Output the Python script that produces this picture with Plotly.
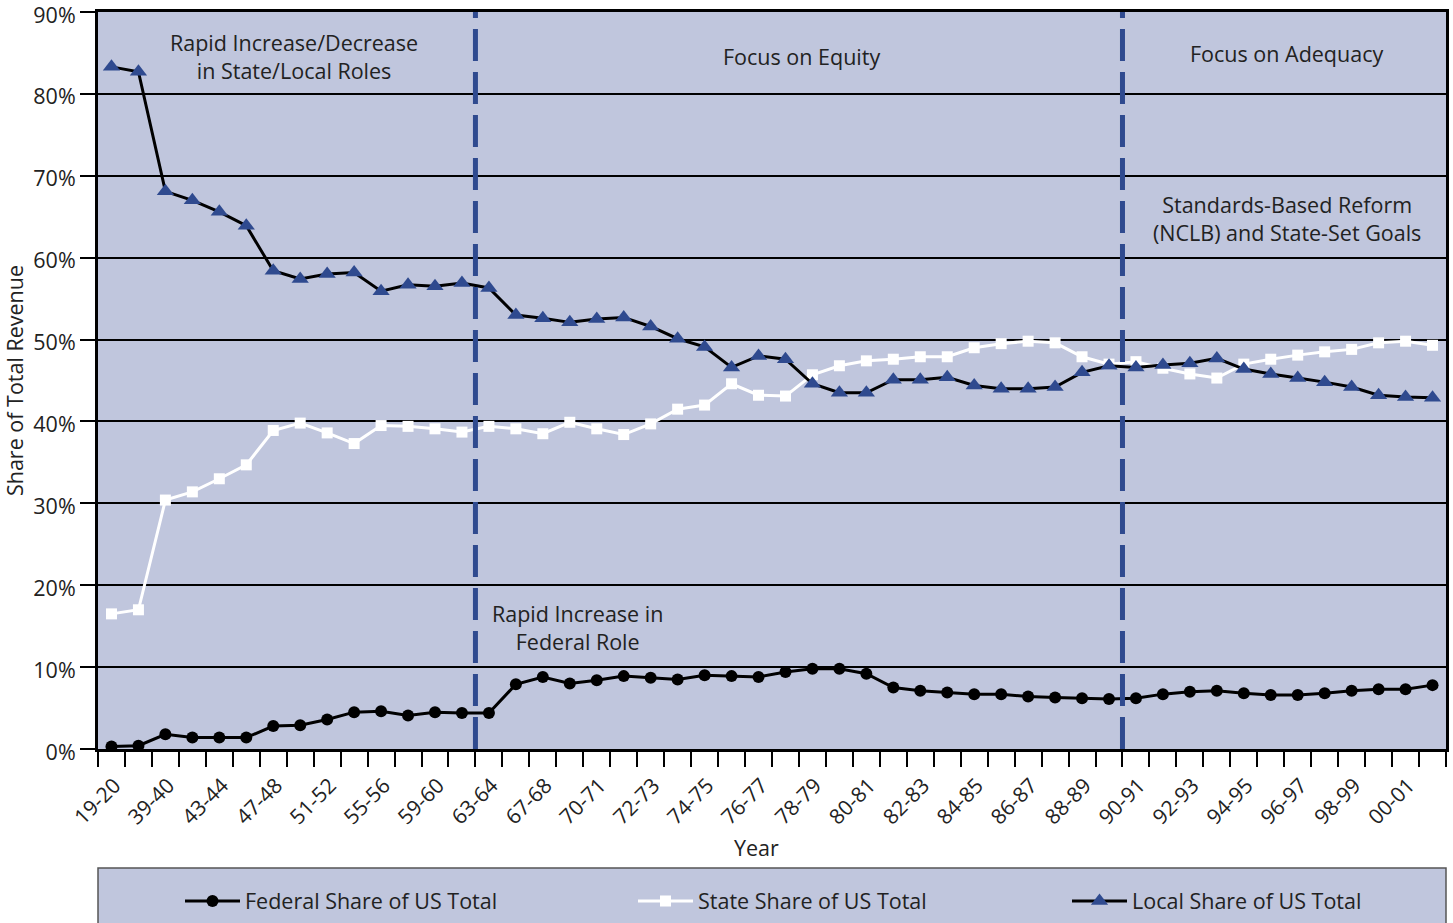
import plotly.graph_objects as go

years = ["19-20", "29-30", "39-40", "41-42", "43-44", "45-46", "47-48", "49-50", "51-52", "53-54",
         "55-56", "57-58", "59-60", "61-62", "63-64", "65-66", "67-68", "69-70", "70-71", "71-72",
         "72-73", "73-74", "74-75", "75-76", "76-77", "77-78", "78-79", "79-80", "80-81", "81-82",
         "82-83", "83-84", "84-85", "85-86", "86-87", "87-88", "88-89", "89-90", "90-91", "91-92",
         "92-93", "93-94", "94-95", "95-96", "96-97", "97-98", "98-99", "99-00", "00-01", "01-02"]

federal = [0.3, 0.4, 1.8, 1.4, 1.4, 1.4, 2.8, 2.9, 3.6, 4.5,
           4.6, 4.1, 4.5, 4.4, 4.4, 7.9, 8.8, 8.0, 8.4, 8.9,
           8.7, 8.5, 9.0, 8.9, 8.8, 9.4, 9.8, 9.8, 9.2, 7.5,
           7.1, 6.9, 6.7, 6.7, 6.4, 6.3, 6.2, 6.1, 6.2, 6.7,
           7.0, 7.1, 6.8, 6.6, 6.6, 6.8, 7.1, 7.3, 7.3, 7.8]

state = [16.5, 17.0, 30.4, 31.4, 33.0, 34.7, 38.9, 39.8, 38.6, 37.3,
         39.5, 39.4, 39.1, 38.7, 39.4, 39.1, 38.5, 39.9, 39.1, 38.4,
         39.7, 41.5, 42.0, 44.6, 43.2, 43.1, 45.7, 46.8, 47.4, 47.6,
         47.9, 47.9, 49.0, 49.5, 49.8, 49.6, 47.9, 47.0, 47.3, 46.5,
         45.8, 45.3, 47.0, 47.6, 48.1, 48.5, 48.8, 49.6, 49.8, 49.3]

local = [83.3, 82.7, 68.1, 67.0, 65.6, 63.9, 58.4, 57.4, 58.0, 58.2,
         55.9, 56.7, 56.5, 56.9, 56.3, 53.0, 52.6, 52.1, 52.5, 52.7,
         51.6, 50.1, 49.1, 46.6, 48.0, 47.6, 44.6, 43.5, 43.5, 45.1,
         45.1, 45.4, 44.4, 44.0, 44.0, 44.2, 46.0, 46.8, 46.6, 46.9,
         47.1, 47.7, 46.4, 45.8, 45.3, 44.8, 44.2, 43.2, 43.0, 42.9]

era_starts = ["63-64", "90-91"]

y_ticks = [0, 10, 20, 30, 40, 50, 60, 70, 80, 90]

BG = "#C0C6DD"
BLUE = "#2F4A8F"
FONT = "Open Sans"
TXT = "#222222"
FS = 21.5

W, H = 1453, 923
ML, MR, MT, MB = 98, 7, 12, 174
PW, PH = W - ML - MR, H - MT - MB

xs = list(range(len(years)))

fig = go.Figure()
fig.add_trace(go.Scatter(x=xs, y=federal, name="Federal Share of US Total", mode="lines+markers",
                         line=dict(color="black", width=3), legend="legend",
                         marker=dict(symbol="circle", size=12, color="black")))
fig.add_trace(go.Scatter(x=xs, y=state, name="State Share of US Total", mode="lines+markers",
                         line=dict(color="white", width=3), legend="legend2",
                         marker=dict(symbol="square", size=11, color="white")))
fig.add_trace(go.Scatter(x=xs, y=local, name="Local Share of US Total", mode="lines+markers",
                         line=dict(color="black", width=3), legend="legend3",
                         marker=dict(symbol="triangle-up", size=15, color=BLUE)))

shapes = []
for yr in era_starts:
    xb = years.index(yr) - 0.5
    shapes.append(dict(type="line", xref="x", yref="paper", x0=xb, x1=xb, y0=0, y1=1,
                       line=dict(color=BLUE, width=5, dash="32px,11px"), layer="above"))
# legend box
shapes.append(dict(type="rect", xref="paper", yref="paper", x0=0, x1=1,
                   y0=-(868 - (H - MB)) / PH, y1=-(H + 20 - (H - MB)) / PH,
                   fillcolor=BG, line=dict(color="#555555", width=1.5), layer="below"))

ann_font = dict(family=FONT, size=FS, color=TXT)
annotations = [
    dict(x=6.77, y=84.6, xref="x", yref="y", text="Rapid Increase/Decrease<br>in State/Local Roles",
         showarrow=False, font=ann_font),
    dict(x=25.6, y=84.6, xref="x", yref="y", text="Focus on Equity", showarrow=False, font=ann_font),
    dict(x=43.6, y=84.9, xref="x", yref="y", text="Focus on Adequacy", showarrow=False, font=ann_font),
    dict(x=43.6, y=64.8, xref="x", yref="y", text="Standards-Based Reform<br>(NCLB) and State-Set Goals",
         showarrow=False, font=ann_font),
    dict(x=17.3, y=14.8, xref="x", yref="y", text="Rapid Increase in<br>Federal Role",
         showarrow=False, font=ann_font),
    dict(x=(756 - ML) / PW, y=-(847 - (H - MB)) / PH, xref="paper", yref="paper", text="Year",
         showarrow=False, font=ann_font, yanchor="middle", xanchor="center"),
]


def leg(px):
    return dict(orientation="h", xref="container", yref="container", x=px / W, xanchor="left",
                y=1 - 901 / H, yanchor="middle", bgcolor="rgba(0,0,0,0)", itemwidth=55,
                font=dict(family=FONT, size=FS, color=TXT))


fig.update_layout(
    width=W, height=H,
    margin=dict(l=ML, r=MR, t=MT, b=MB, autoexpand=False),
    paper_bgcolor="white",
    plot_bgcolor=BG,
    font=dict(family=FONT, size=FS, color=TXT),
    showlegend=True,
    legend=leg(180),
    legend2=leg(633),
    legend3=leg(1067),
    shapes=shapes,
    annotations=annotations,
    xaxis=dict(range=[-0.5, len(years) - 0.5], tickmode="array", tickvals=xs[::2], ticktext=years[::2],
               tickangle=-45, ticks="outside", ticklen=13, tickcolor="rgba(0,0,0,0)", ticklabelshift=3,
               showgrid=False, zeroline=False, automargin=False, ticklabeloverflow="allow",
               showline=True, linecolor="black", linewidth=3, mirror=True,
               tickfont=dict(family=FONT, size=21, color=TXT),
               minor=dict(ticks="outside", tick0=-0.5, dtick=1, ticklen=15, tickcolor="black",
                          tickwidth=1.5, showgrid=False)),
    yaxis=dict(range=[0, 90.001], tickmode="array", tickvals=y_ticks, ticktext=[f"{v}%" for v in y_ticks],
               ticks="outside", ticklen=15, tickcolor="black", tickwidth=1.5, ticklabeloverflow="allow",
               ticklabelshift=3,
               showgrid=True, gridcolor="black", gridwidth=1.5, zeroline=False, automargin=False,
               showline=True, linecolor="black", linewidth=3, mirror=True,
               tickfont=dict(family=FONT, size=FS, color=TXT),
               title=dict(text="Share of Total Revenue", font=dict(family=FONT, size=FS, color=TXT))),
)

fig.write_html("out.html", config={"displayModeBar": False},
               post_script="document.body.style.margin='0px';")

------

**TO DO:** Would you set down the listing exactly, omitting pictures?

**REPLY TO THE TASK:**
Output the Python script that produces this picture with Plotly.
import plotly.graph_objects as go

years = ["19-20", "29-30", "39-40", "41-42", "43-44", "45-46", "47-48", "49-50", "51-52", "53-54",
         "55-56", "57-58", "59-60", "61-62", "63-64", "65-66", "67-68", "69-70", "70-71", "71-72",
         "72-73", "73-74", "74-75", "75-76", "76-77", "77-78", "78-79", "79-80", "80-81", "81-82",
         "82-83", "83-84", "84-85", "85-86", "86-87", "87-88", "88-89", "89-90", "90-91", "91-92",
         "92-93", "93-94", "94-95", "95-96", "96-97", "97-98", "98-99", "99-00", "00-01", "01-02"]

federal = [0.3, 0.4, 1.8, 1.4, 1.4, 1.4, 2.8, 2.9, 3.6, 4.5,
           4.6, 4.1, 4.5, 4.4, 4.4, 7.9, 8.8, 8.0, 8.4, 8.9,
           8.7, 8.5, 9.0, 8.9, 8.8, 9.4, 9.8, 9.8, 9.2, 7.5,
           7.1, 6.9, 6.7, 6.7, 6.4, 6.3, 6.2, 6.1, 6.2, 6.7,
           7.0, 7.1, 6.8, 6.6, 6.6, 6.8, 7.1, 7.3, 7.3, 7.8]

state = [16.5, 17.0, 30.4, 31.4, 33.0, 34.7, 38.9, 39.8, 38.6, 37.3,
         39.5, 39.4, 39.1, 38.7, 39.4, 39.1, 38.5, 39.9, 39.1, 38.4,
         39.7, 41.5, 42.0, 44.6, 43.2, 43.1, 45.7, 46.8, 47.4, 47.6,
         47.9, 47.9, 49.0, 49.5, 49.8, 49.6, 47.9, 47.0, 47.3, 46.5,
         45.8, 45.3, 47.0, 47.6, 48.1, 48.5, 48.8, 49.6, 49.8, 49.3]

local = [83.3, 82.7, 68.1, 67.0, 65.6, 63.9, 58.4, 57.4, 58.0, 58.2,
         55.9, 56.7, 56.5, 56.9, 56.3, 53.0, 52.6, 52.1, 52.5, 52.7,
         51.6, 50.1, 49.1, 46.6, 48.0, 47.6, 44.6, 43.5, 43.5, 45.1,
         45.1, 45.4, 44.4, 44.0, 44.0, 44.2, 46.0, 46.8, 46.6, 46.9,
         47.1, 47.7, 46.4, 45.8, 45.3, 44.8, 44.2, 43.2, 43.0, 42.9]

era_starts = ["63-64", "90-91"]

y_ticks = [0, 10, 20, 30, 40, 50, 60, 70, 80, 90]

BG = "#C0C6DD"
BLUE = "#2F4A8F"
FONT = "Open Sans"
TXT = "#222222"
FS = 21.5

W, H = 1453, 923
ML, MR, MT, MB = 98, 7, 12, 174
PW, PH = W - ML - MR, H - MT - MB

xs = list(range(len(years)))

fig = go.Figure()
fig.add_trace(go.Scatter(x=xs, y=federal, name="Federal Share of US Total", mode="lines+markers",
                         line=dict(color="black", width=3), legend="legend",
                         marker=dict(symbol="circle", size=12, color="black")))
fig.add_trace(go.Scatter(x=xs, y=state, name="State Share of US Total", mode="lines+markers",
                         line=dict(color="white", width=3), legend="legend2",
                         marker=dict(symbol="square", size=11, color="white")))
fig.add_trace(go.Scatter(x=xs, y=local, name="Local Share of US Total", mode="lines+markers",
                         line=dict(color="black", width=3), legend="legend3",
                         marker=dict(symbol="triangle-up", size=15, color=BLUE)))

shapes = []
for yr in era_starts:
    xb = years.index(yr) - 0.5
    shapes.append(dict(type="line", xref="x", yref="paper", x0=xb, x1=xb, y0=0, y1=1,
                       line=dict(color=BLUE, width=5, dash="32px,11px"), layer="above"))
# legend box
shapes.append(dict(type="rect", xref="paper", yref="paper", x0=0, x1=1,
                   y0=-(868 - (H - MB)) / PH, y1=-(H + 20 - (H - MB)) / PH,
                   fillcolor=BG, line=dict(color="#555555", width=1.5), layer="below"))

ann_font = dict(family=FONT, size=FS, color=TXT)
annotations = [
    dict(x=6.77, y=84.6, xref="x", yref="y", text="Rapid Increase/Decrease<br>in State/Local Roles",
         showarrow=False, font=ann_font),
    dict(x=25.6, y=84.6, xref="x", yref="y", text="Focus on Equity", showarrow=False, font=ann_font),
    dict(x=43.6, y=84.9, xref="x", yref="y", text="Focus on Adequacy", showarrow=False, font=ann_font),
    dict(x=43.6, y=64.8, xref="x", yref="y", text="Standards-Based Reform<br>(NCLB) and State-Set Goals",
         showarrow=False, font=ann_font),
    dict(x=17.3, y=14.8, xref="x", yref="y", text="Rapid Increase in<br>Federal Role",
         showarrow=False, font=ann_font),
    dict(x=(756 - ML) / PW, y=-(847 - (H - MB)) / PH, xref="paper", yref="paper", text="Year",
         showarrow=False, font=ann_font, yanchor="middle", xanchor="center"),
]


def leg(px):
    return dict(orientation="h", xref="container", yref="container", x=px / W, xanchor="left",
                y=1 - 901 / H, yanchor="middle", bgcolor="rgba(0,0,0,0)", itemwidth=55,
                font=dict(family=FONT, size=FS, color=TXT))


fig.update_layout(
    width=W, height=H,
    margin=dict(l=ML, r=MR, t=MT, b=MB, autoexpand=False),
    paper_bgcolor="white",
    plot_bgcolor=BG,
    font=dict(family=FONT, size=FS, color=TXT),
    showlegend=True,
    legend=leg(180),
    legend2=leg(633),
    legend3=leg(1067),
    shapes=shapes,
    annotations=annotations,
    xaxis=dict(range=[-0.5, len(years) - 0.5], tickmode="array", tickvals=xs[::2], ticktext=years[::2],
               tickangle=-45, ticks="outside", ticklen=13, tickcolor="rgba(0,0,0,0)", ticklabelshift=3,
               showgrid=False, zeroline=False, automargin=False, ticklabeloverflow="allow",
               showline=True, linecolor="black", linewidth=3, mirror=True,
               tickfont=dict(family=FONT, size=21, color=TXT),
               minor=dict(ticks="outside", tick0=-0.5, dtick=1, ticklen=15, tickcolor="black",
                          tickwidth=1.5, showgrid=False)),
    yaxis=dict(range=[0, 90.001], tickmode="array", tickvals=y_ticks, ticktext=[f"{v}%" for v in y_ticks],
               ticks="outside", ticklen=15, tickcolor="black", tickwidth=1.5, ticklabeloverflow="allow",
               ticklabelshift=3,
               showgrid=True, gridcolor="black", gridwidth=1.5, zeroline=False, automargin=False,
               showline=True, linecolor="black", linewidth=3, mirror=True,
               tickfont=dict(family=FONT, size=FS, color=TXT),
               title=dict(text="Share of Total Revenue", font=dict(family=FONT, size=FS, color=TXT))),
)

fig.write_html("out.html", config={"displayModeBar": False},
               post_script="document.body.style.margin='0px';")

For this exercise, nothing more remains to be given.